- [Written problem]: Locate every line in the material below that has the word "Emit". Copy each of those lines.

- [Dataset content]:
——————

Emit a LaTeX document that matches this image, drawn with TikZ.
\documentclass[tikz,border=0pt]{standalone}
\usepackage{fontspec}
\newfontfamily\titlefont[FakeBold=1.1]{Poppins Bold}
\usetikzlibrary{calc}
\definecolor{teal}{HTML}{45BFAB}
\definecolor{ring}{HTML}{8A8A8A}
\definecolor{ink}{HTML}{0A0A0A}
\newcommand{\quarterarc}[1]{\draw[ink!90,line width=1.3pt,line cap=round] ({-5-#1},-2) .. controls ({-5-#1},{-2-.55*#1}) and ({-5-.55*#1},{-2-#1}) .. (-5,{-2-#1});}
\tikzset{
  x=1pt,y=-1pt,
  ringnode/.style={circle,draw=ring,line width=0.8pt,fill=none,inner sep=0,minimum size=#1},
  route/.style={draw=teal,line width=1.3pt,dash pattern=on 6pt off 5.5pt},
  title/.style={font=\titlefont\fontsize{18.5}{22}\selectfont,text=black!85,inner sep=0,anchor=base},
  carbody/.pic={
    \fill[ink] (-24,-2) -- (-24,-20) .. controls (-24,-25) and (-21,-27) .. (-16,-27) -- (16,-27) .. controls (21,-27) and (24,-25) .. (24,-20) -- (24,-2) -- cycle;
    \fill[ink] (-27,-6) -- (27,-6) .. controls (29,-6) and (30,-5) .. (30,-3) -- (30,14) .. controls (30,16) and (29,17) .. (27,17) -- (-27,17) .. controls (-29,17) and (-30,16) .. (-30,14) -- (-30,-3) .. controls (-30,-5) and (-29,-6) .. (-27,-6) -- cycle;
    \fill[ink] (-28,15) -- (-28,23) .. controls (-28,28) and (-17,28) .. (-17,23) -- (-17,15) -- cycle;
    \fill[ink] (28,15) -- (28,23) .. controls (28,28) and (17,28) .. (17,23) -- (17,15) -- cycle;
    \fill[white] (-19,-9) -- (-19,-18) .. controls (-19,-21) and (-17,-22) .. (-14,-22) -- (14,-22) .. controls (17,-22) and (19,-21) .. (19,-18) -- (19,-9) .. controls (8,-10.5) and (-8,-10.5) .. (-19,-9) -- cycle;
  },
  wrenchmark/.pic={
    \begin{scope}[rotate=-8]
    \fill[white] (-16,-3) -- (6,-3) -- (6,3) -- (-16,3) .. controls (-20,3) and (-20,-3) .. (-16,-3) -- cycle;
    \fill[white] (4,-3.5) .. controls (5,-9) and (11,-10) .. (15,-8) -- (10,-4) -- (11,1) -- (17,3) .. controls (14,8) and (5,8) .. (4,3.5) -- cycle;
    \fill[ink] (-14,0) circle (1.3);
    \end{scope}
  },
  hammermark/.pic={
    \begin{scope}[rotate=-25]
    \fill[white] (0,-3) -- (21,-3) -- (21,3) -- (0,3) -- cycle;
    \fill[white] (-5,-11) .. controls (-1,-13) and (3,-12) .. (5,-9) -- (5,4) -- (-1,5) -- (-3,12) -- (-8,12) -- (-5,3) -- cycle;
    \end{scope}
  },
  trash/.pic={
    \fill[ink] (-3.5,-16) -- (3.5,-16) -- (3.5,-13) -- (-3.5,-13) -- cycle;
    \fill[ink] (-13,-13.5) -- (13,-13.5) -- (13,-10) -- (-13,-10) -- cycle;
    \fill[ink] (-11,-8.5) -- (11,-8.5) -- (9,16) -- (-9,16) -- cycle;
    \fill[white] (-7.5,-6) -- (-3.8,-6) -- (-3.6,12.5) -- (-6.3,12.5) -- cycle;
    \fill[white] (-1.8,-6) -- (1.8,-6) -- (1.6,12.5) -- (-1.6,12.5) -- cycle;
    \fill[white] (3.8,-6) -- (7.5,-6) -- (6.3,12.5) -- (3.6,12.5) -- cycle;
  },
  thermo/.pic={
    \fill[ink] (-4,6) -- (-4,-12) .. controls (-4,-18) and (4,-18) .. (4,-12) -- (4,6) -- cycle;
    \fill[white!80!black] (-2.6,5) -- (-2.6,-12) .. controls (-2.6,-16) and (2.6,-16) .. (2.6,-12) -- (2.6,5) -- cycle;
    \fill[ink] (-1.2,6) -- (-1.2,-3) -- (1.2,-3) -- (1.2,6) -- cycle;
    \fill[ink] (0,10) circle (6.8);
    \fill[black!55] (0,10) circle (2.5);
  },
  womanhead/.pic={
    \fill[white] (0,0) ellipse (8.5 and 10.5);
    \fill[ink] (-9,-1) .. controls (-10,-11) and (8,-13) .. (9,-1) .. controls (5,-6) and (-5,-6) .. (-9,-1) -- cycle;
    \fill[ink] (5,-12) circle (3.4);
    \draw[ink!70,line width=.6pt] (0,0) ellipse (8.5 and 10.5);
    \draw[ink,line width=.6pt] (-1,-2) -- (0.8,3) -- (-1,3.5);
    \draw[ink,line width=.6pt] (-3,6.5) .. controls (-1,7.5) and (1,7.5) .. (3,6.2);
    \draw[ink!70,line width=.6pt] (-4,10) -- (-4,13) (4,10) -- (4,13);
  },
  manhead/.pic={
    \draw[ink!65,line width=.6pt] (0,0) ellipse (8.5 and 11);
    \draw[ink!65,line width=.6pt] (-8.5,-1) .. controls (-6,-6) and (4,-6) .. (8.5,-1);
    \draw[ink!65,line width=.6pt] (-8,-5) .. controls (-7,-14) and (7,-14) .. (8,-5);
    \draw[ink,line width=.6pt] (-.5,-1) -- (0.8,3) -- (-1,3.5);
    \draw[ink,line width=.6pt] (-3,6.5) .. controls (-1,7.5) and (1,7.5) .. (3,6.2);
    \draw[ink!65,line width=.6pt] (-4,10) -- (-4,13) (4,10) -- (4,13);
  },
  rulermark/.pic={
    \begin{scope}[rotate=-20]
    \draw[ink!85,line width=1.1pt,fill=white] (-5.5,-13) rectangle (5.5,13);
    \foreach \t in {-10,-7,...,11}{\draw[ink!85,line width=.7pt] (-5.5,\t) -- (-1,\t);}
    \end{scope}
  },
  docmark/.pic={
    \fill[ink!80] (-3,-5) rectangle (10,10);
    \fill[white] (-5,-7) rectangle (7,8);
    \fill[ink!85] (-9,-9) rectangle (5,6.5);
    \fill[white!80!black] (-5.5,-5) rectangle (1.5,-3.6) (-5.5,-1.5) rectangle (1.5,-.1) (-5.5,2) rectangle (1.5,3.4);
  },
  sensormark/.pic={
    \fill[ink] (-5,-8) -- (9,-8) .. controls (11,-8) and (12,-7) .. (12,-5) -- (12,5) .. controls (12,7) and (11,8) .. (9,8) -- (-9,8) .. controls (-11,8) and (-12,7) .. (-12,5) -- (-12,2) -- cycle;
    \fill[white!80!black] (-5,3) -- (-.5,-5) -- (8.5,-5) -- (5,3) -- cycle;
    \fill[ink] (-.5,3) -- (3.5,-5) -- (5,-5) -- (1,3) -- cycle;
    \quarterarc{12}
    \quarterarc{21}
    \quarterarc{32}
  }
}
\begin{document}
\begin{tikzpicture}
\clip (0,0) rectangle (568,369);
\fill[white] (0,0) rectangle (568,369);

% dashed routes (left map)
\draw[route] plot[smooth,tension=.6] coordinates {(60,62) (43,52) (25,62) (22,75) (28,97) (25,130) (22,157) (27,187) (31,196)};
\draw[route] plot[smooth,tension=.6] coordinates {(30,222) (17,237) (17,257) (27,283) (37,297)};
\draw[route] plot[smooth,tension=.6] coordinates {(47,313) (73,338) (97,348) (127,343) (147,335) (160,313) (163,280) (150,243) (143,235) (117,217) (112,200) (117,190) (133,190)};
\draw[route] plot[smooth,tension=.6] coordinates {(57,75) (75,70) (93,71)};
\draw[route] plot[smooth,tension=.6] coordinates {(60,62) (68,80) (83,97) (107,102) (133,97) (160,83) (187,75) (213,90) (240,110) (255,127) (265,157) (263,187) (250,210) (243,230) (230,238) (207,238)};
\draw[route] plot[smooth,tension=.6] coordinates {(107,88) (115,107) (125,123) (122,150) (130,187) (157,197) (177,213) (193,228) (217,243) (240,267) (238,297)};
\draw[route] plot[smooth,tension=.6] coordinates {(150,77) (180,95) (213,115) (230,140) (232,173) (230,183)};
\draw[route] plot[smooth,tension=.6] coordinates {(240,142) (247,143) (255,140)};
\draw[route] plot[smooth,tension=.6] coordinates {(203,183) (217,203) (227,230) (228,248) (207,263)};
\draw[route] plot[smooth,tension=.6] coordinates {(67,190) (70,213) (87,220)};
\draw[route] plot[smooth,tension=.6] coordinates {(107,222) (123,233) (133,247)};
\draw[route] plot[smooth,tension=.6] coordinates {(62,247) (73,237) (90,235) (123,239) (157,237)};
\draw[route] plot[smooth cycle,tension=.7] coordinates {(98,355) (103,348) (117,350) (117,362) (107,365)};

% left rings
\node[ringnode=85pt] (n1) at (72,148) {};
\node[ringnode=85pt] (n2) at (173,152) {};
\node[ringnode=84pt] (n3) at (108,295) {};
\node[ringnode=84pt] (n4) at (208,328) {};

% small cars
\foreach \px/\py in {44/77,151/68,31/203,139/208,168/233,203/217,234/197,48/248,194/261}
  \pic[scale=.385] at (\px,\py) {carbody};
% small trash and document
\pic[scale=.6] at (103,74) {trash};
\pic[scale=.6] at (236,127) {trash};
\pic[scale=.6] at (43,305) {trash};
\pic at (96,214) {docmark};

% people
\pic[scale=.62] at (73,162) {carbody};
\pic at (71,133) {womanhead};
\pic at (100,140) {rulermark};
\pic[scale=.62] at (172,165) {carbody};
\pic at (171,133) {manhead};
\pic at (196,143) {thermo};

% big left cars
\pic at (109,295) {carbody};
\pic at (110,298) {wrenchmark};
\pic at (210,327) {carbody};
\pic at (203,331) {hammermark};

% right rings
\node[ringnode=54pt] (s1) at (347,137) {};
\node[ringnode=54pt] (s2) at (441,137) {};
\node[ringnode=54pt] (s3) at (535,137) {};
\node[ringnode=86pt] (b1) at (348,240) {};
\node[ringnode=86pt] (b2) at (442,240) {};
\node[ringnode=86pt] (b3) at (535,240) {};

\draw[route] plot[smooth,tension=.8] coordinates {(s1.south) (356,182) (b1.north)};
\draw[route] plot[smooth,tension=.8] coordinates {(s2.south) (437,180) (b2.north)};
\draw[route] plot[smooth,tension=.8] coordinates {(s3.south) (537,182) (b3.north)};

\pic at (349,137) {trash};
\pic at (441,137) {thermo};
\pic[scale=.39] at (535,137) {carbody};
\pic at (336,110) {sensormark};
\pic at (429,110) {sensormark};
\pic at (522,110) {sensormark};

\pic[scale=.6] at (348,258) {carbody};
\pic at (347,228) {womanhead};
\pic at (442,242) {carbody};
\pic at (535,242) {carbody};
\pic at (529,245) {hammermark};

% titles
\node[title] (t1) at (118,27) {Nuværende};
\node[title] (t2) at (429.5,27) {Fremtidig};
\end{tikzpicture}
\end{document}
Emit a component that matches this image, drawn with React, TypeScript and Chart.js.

——————

- [The response]:
Emit a LaTeX document that matches this image, drawn with TikZ.
Emit a component that matches this image, drawn with React, TypeScript and Chart.js.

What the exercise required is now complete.